The US futures regulator on Thursday set out its most aggressive measures yet to prevent speculators from distorting commodity markets, but relented on several steps opposed by Wall Street banks and big traders. The Commodity Futures Trading Commission's proposal to set position limits showed the agency had taken heed of objections raised since January, when it first put forward a plan to cap the influx of investor capital that some blamed for driving oil and grain prices to record highs in 2008.
But the core principle remained unchanged: restricting the number of swaps and futures contracts that speculators can hold in energy, metals and agricultural derivative markets, a rule it estimated could affect nearly 80 agricultural traders and dozens of metals and energy players.
The proposal is part of efforts to boost oversight of the $600 trillion global over-the-counter derivatives market required under the Dodd-Frank bill passed by the US Congress in July, which has expanded the CFTC's mandate but also complicated its work. It has already been forced to slow the timeline. As expected, the proposal set out general formulas for calculating the limits and applying those to the spot month contract, but it suggested waiting until the agency has more data on the opaque swaps market before expanding that to all months.
The plan, which commissioners must vote to release for 60 days of public comment, likely offers some relief for companies such as Goldman Sachs and Royal Dutch Shell that argued overly strict rules could reduce market liquidity, elevate volatility and make the markets more risky.
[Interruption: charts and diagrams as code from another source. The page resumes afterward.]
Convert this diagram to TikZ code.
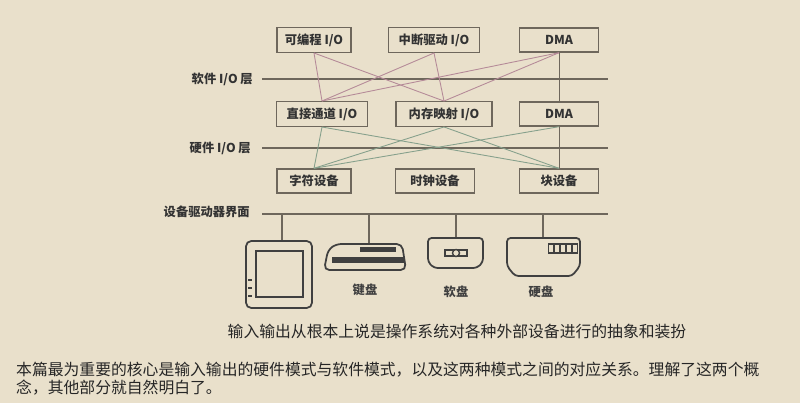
\documentclass[tikz,border=0pt]{standalone}
\usepackage{fontspec}
\setmainfont{Liberation Serif}
\newfontfamily\cjk{Noto Sans CJK SC}
\usetikzlibrary{positioning}
\definecolor{paper}{HTML}{E9E0CB}
\definecolor{ink}{HTML}{6E675C}
\definecolor{pinkln}{HTML}{B58A98}
\definecolor{greenln}{HTML}{86A08C}
\tikzset{
  layerbox/.style={draw=ink, line width=0.8pt, fill=paper, minimum height=0.48cm, font=\cjk\bfseries\fontsize{7}{8}\selectfont, text=black!80},
  layerline/.style={draw=ink, line width=0.6pt},
  layertext/.style={font=\cjk\bfseries\fontsize{7}{8}\selectfont, text=black!80, anchor=east},
  softlink/.style={draw=pinkln, line width=0.5pt},
  hardlink/.style={draw=greenln, line width=0.5pt},
  devline/.style={draw=black!75, line width=1pt, fill=paper}
}
\begin{document}
\begin{tikzpicture}[x=0.02cm, y=-0.02cm]
\useasboundingbox[fill=paper] (0,0) rectangle (800,403);
% top row
\node[layerbox, minimum width=1.48cm] (prog) at (314,40) {可编程 I/O};
\node[layerbox, minimum width=1.82cm] (intr) at (434,40) {中断驱动 I/O};
\node[layerbox, minimum width=1.58cm] (dmaA) at (559,40) {DMA};
% middle row
\node[layerbox, minimum width=1.82cm] (chan) at (322,114) {直接通道 I/O};
\node[layerbox, minimum width=1.92cm] (mmap) at (444,114) {内存映射 I/O};
\node[layerbox, minimum width=1.58cm] (dmaB) at (559,114) {DMA};
% bottom row
\node[layerbox, minimum width=1.48cm] (chr) at (314,181) {字符设备};
\node[layerbox, minimum width=1.58cm] (clk) at (435,181) {时钟设备};
\node[layerbox, minimum width=1.58cm] (blk) at (559,181) {块设备};
% layer lines
\coordinate (swL) at (262,79); \coordinate (swR) at (608,79);
\coordinate (hwL) at (262,148); \coordinate (hwR) at (608,148);
\coordinate (ifL) at (262,214); \coordinate (ifR) at (608,214);
\draw[layerline] (swL) -- (swR);
\draw[layerline] (hwL) -- (hwR);
\draw[layerline, line width=0.8pt] (ifL) -- (ifR);
\node[layertext] (swT) at (259,79) {软件 I/O 层};
\node[layertext] (hwT) at (257,148) {硬件 I/O 层};
\node[layertext] (ifT) at (256,212) {设备驱动器界面};
% links between layers
\begin{scope}[on background layer/.style={}]
\draw[softlink] (prog.south) -- (chan.north);
\draw[softlink] (prog.south) -- (mmap.north);
\draw[softlink] (intr.south) -- (chan.north);
\draw[softlink] (intr.south) -- (mmap.north);
\draw[softlink] (dmaA.south) -- (chan.north);
\draw[softlink] (dmaA.south) -- (mmap.north);
\draw[layerline, line width=0.5pt] (dmaA.south) -- (dmaB.north);
\draw[layerline, line width=0.5pt] (dmaB.south) -- (blk.north);
\draw[hardlink] (chan.south) -- (chr.north);
\draw[hardlink] (chan.south) -- (blk.north);
\draw[hardlink] (mmap.south) -- (chr.north);
\draw[hardlink] (mmap.south) -- (blk.north);
\draw[hardlink] (dmaB.south) -- (chr.north);
\end{scope}
% drops to the devices
\foreach \x/\y in {282/242, 369/244, 456/238, 543/238}
  \draw[layerline, line width=0.8pt] (\x,214) -- (\x,\y);
% monitor
\draw[devline, rounded corners=3pt] (246,241) rectangle (312,308);
\draw[devline, line width=0.8pt] (256,251) rectangle (303,297);
\foreach \y in {280,288,296} \draw[black!75, line width=0.6pt] (248,\y) -- (252,\y);
% keyboard
\draw[devline, rounded corners=3pt] (324,270) -- (328,250) -- (336,244) -- (402,244) -- (406,270) -- cycle;
\fill[black!75] (360,247) rectangle (396,252);
\fill[black!75] (332,257) rectangle (404,263);
% floppy
\draw[devline, rounded corners=2pt] (428,238) -- (483,238) -- (483,262) -- (477,268) -- (434,268) -- (428,262) -- cycle;
\draw[black!75, line width=0.8pt, fill=paper] (445,250) rectangle (467,256);
\draw[black!75, line width=0.8pt, fill=paper] (456,253) circle (3.5);
% hard disk
\draw[devline, rounded corners=2pt] (507,238) -- (580,238) -- (580,266) -- (572,276) -- (515,276) -- (507,266) -- cycle;
\foreach \x in {551,557,563,569,575} \draw[black!75, line width=0.7pt] (\x-2.5,244) rectangle (\x+2.5,253);
% device labels
\node[font=\cjk\bfseries\fontsize{7}{8}\selectfont, text=black!75] (kbdT) at (365,290) {键盘};
\node[font=\cjk\bfseries\fontsize{7}{8}\selectfont, text=black!75] (flpT) at (456,292) {软盘};
\node[font=\cjk\bfseries\fontsize{7}{8}\selectfont, text=black!75] (hddT) at (541,292) {硬盘};
% caption and paragraph
\node[font=\cjk\fontsize{9}{11}\selectfont, text=black!85] (cap) at (457,331) {输入输出从根本上说是操作系统对各种外部设备进行的抽象和装扮};
\node[font=\cjk\fontsize{9}{11}\selectfont, text=black!85, anchor=west] (par1) at (10,370) {本篇最为重要的核心是输入输出的硬件模式与软件模式，以及这两种模式之间的对应关系。理解了这两个概};
\node[font=\cjk\fontsize{9}{11}\selectfont, text=black!85, anchor=west] (par2) at (10,388) {念，其他部分就自然明白了。};
\end{tikzpicture}
\end{document}
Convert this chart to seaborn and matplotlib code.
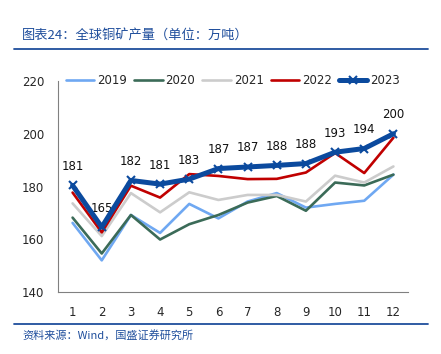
import numpy as np
import pandas as pd
import matplotlib
matplotlib.use('Agg')
import matplotlib.pyplot as plt
from matplotlib.lines import Line2D
import seaborn as sns

months = list(range(1, 13))
v2019 = [166.2, 152.0, 169.2, 162.4, 173.4, 167.9, 174.3, 177.5, 172.0, 173.4, 174.6, 184.5]
v2020 = [168.2, 154.6, 169.2, 159.9, 165.7, 169.2, 173.9, 176.4, 170.8, 181.5, 180.4, 184.5]
v2021 = [173.6, 161.2, 177.5, 170.2, 177.8, 174.9, 176.8, 176.8, 174.3, 184.1, 181.5, 187.6]
v2022 = [177.7, 162.6, 180.3, 175.8, 184.7, 184.0, 182.8, 182.9, 185.3, 192.7, 185.1, 198.5]
v2023 = [180.4, 164.6, 182.3, 180.9, 182.8, 186.8, 187.4, 188.0, 188.7, 193.0, 194.4, 200.0]
labels2023 = ['181', '165', '182', '181', '183', '187', '187', '188', '188', '193', '194', '200']

series = {'2019': v2019, '2020': v2020, '2021': v2021, '2022': v2022, '2023': v2023}
colors = {'2019': '#6fa8f2', '2020': '#3b6b58', '2021': '#cccccc', '2022': '#c00000', '2023': '#0b4a9e'}

sns.set_style('white')
plt.rcParams['font.family'] = ['DejaVu Sans', 'Noto Sans CJK SC']

fig = plt.figure(figsize=(4.41, 3.54), dpi=100)
ax = fig.add_axes([58 / 441, 1 - 292 / 354, 350 / 441, 211 / 354])

for year, vals in series.items():
    if year == '2023':
        sns.lineplot(x=months, y=vals, ax=ax, color=colors[year], lw=3.6,
                     marker='x', markersize=6, markeredgewidth=1.5,
                     markeredgecolor=colors[year], zorder=5)
    else:
        sns.lineplot(x=months, y=vals, ax=ax, color=colors[year], lw=1.9, zorder=3)

for m, v, t in zip(months, v2023, labels2023):
    ax.annotate(t, (m, v), xytext=(0, 9), textcoords='offset points',
                ha='center', va='bottom', fontsize=8.5, color='#111111')

ax.set_xlim(0.5, 12.5)
ax.set_ylim(140, 220)
ax.set_yticks([140, 160, 180, 200, 220])
ax.set_xticks(months)
ax.set_xticks(np.arange(0.5, 13, 1), minor=True)
ax.tick_params(axis='x', which='major', length=0, pad=10, labelsize=8.5)
ax.tick_params(axis='x', which='minor', length=4, direction='out', color='#808080', width=0.8)
ax.tick_params(axis='y', length=0, pad=10, labelsize=8.5)
ax.set_xlabel('')
ax.set_ylabel('')
for s in ['top', 'right']:
    ax.spines[s].set_visible(False)
for s in ['left', 'bottom']:
    ax.spines[s].set_color('#808080')
    ax.spines[s].set_linewidth(0.8)

handles = []
for year in series:
    if year == '2023':
        handles.append(Line2D([], [], color=colors[year], lw=3.6, marker='x', markersize=6,
                              markeredgewidth=1.5, markeredgecolor=colors[year]))
    else:
        handles.append(Line2D([], [], color=colors[year], lw=1.9))
ax.legend(handles, list(series.keys()), ncol=5, loc='center', bbox_to_anchor=(0.5, 1.0),
          frameon=False, fontsize=8.5, handlelength=2.4, handletextpad=0.25, columnspacing=0.6)

blue = '#1f4e9c'
fig.text(22 / 441, 1 - 36 / 354, '图表24：全球铜矿产量（单位：万吨）', fontsize=9.5, color=blue,
         va='center', ha='left', family=['Noto Sans CJK SC', 'DejaVu Sans'])
fig.add_artist(Line2D([14 / 441, 428 / 441], [1 - 49 / 354, 1 - 49 / 354], color=blue, lw=1.3))
fig.add_artist(Line2D([14 / 441, 428 / 441], [1 - 324 / 354, 1 - 324 / 354], color=blue, lw=1.3))
fig.text(22 / 441, 1 - 335 / 354, '资料来源：Wind，国盛证券研究所', fontsize=8, color=blue,
         va='center', ha='left', family=['Noto Sans CJK SC', 'DejaVu Sans'])

fig.savefig('out.png', dpi=100)
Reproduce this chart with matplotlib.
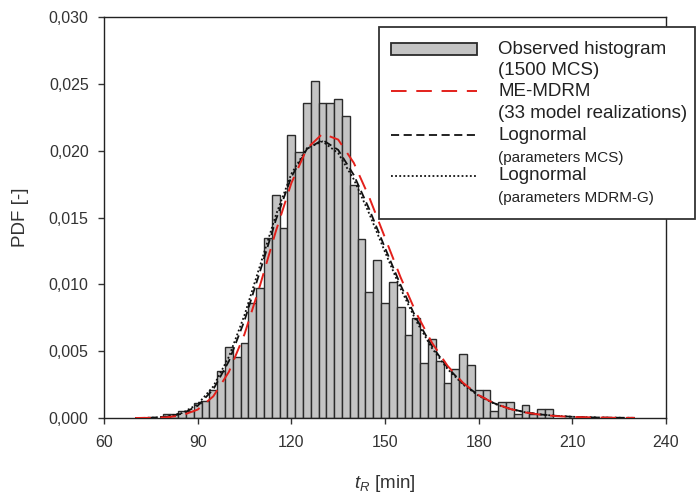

Compared to the previous proposal in January, which applied only to energy markets, the new rules attempt to draw a clearer line between financial players who have flooded commodity markets with over $350 billion over the past decade, and the traditional traders who often take large positions to hedge their own - or customers' - physical trading. The CFTC also appeared to relax a provision on aggregation, which requires companies to combine positions across any firms in which they own more than 10 percent. It said a firm may be allowed to exclude those positions if the investment is passive and the stakeholder does not participate in management.